Yet he who would judge wisely in matters of actual government is forced to combine the two; he must know what ought to be in order to judge what is. The chief difficulty in the way of throwing light upon this important matter is to induce an individual to discuss and to answer these two questions. "How does it concern me; and what can I do?" Emile is in a position to answer both.

The next difficulty is due to the prejudices of childhood, the principles in which we were brought up; it is due above all to the partiality of authors, who are always talking about truth, though they care very little about it; it is only their own interests that they care for, and of these they say nothing. Now the nation has neither professorships, nor pensions, nor membership of the academies to bestow. How then shall its rights be established by men of that type? The education I have given him has removed this difficulty also from Emile's path. He scarcely knows what is meant by government; his business is to find the best; he does not want to write books; if ever he did so, it would not be to pay court to those in authority, but to establish the rights of humanity.

There is a third difficulty, more specious than real; a difficulty which I neither desire to solve nor even to state; enough that I am not afraid of it; sure I am that in inquiries of this kind, great talents are less necessary than a genuine love of justice and a sincere reverence for truth. If matters of government can ever be fairly discussed, now or never is our chance.

Before beginning our observations we must lay down rules of procedure; we must find a scale with which to compare our measurements. Our principles of political law are our scale. Our actual measurements are the civil law of each country.

Our elementary notions are plain and simple, being taken directly from the nature of things. They will take the form of problems discussed between us, and they will not be formulated into principles, until we have found a satisfactory solution of our problems.

For example, we shall begin with the state of nature, we shall see whether men are born slaves or free, in a community or independent; is their association the result of free will or of force? Can the force which compels them to united action ever form a permanent law, by which this original force becomes binding, even when another has been imposed upon it, so that since the power of King Nimrod, who is said to have been the first conqueror, every other power which has overthrown the original power is unjust and usurping, so that there are no lawful kings but the descendants of Nimrod or their representatives; or if this original power has ceased, has the power which succeeded it any right over us, and does it destroy the binding force of the former power, so that we are not bound to obey except under compulsion, and we are free to rebel as soon as we are capable of resistance? Such a right is not very different from might; it is little more than a play upon words.
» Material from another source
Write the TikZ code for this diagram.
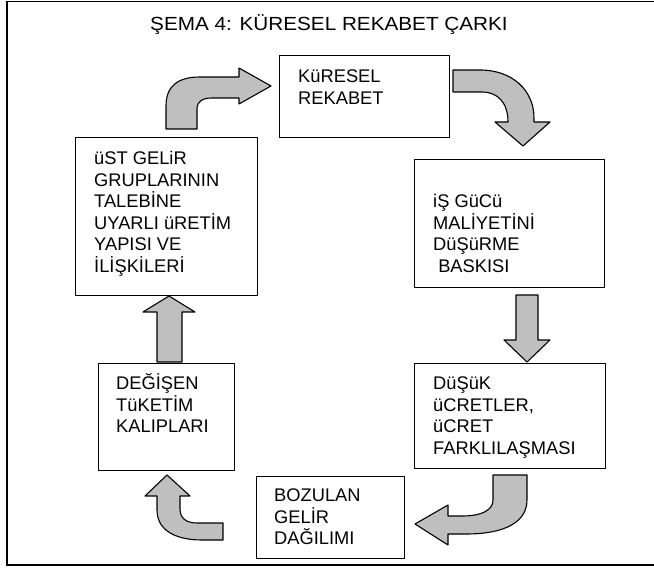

We shall inquire whether man might not say that all sickness comes from God, and that it is therefore a crime to send for the doctor.

Again, we shall inquire whether we are bound by our conscience to give our purse to a highwayman when we might conceal it from him, for the pistol in his hand is also a power.

Does this word power in this context mean something different from a power which is lawful and therefore subject to the laws to which it owes its being?

Suppose we reject this theory that might is right and admit the right of nature, or the authority of the father, as the foundation of society; we shall inquire into the extent of this authority; what is its foundation in nature? Has it any other grounds but that of its usefulness to the child, his weakness, and the natural love which his father feels towards him? When the child is no longer feeble, when he is grown-up in mind as well as in body, does not he become the sole judge of what is necessary for his preservation? Is he not therefore his own master, independent of all men, even of his father himself? For is it not still more certain that the son loves himself, than that the father loves the son?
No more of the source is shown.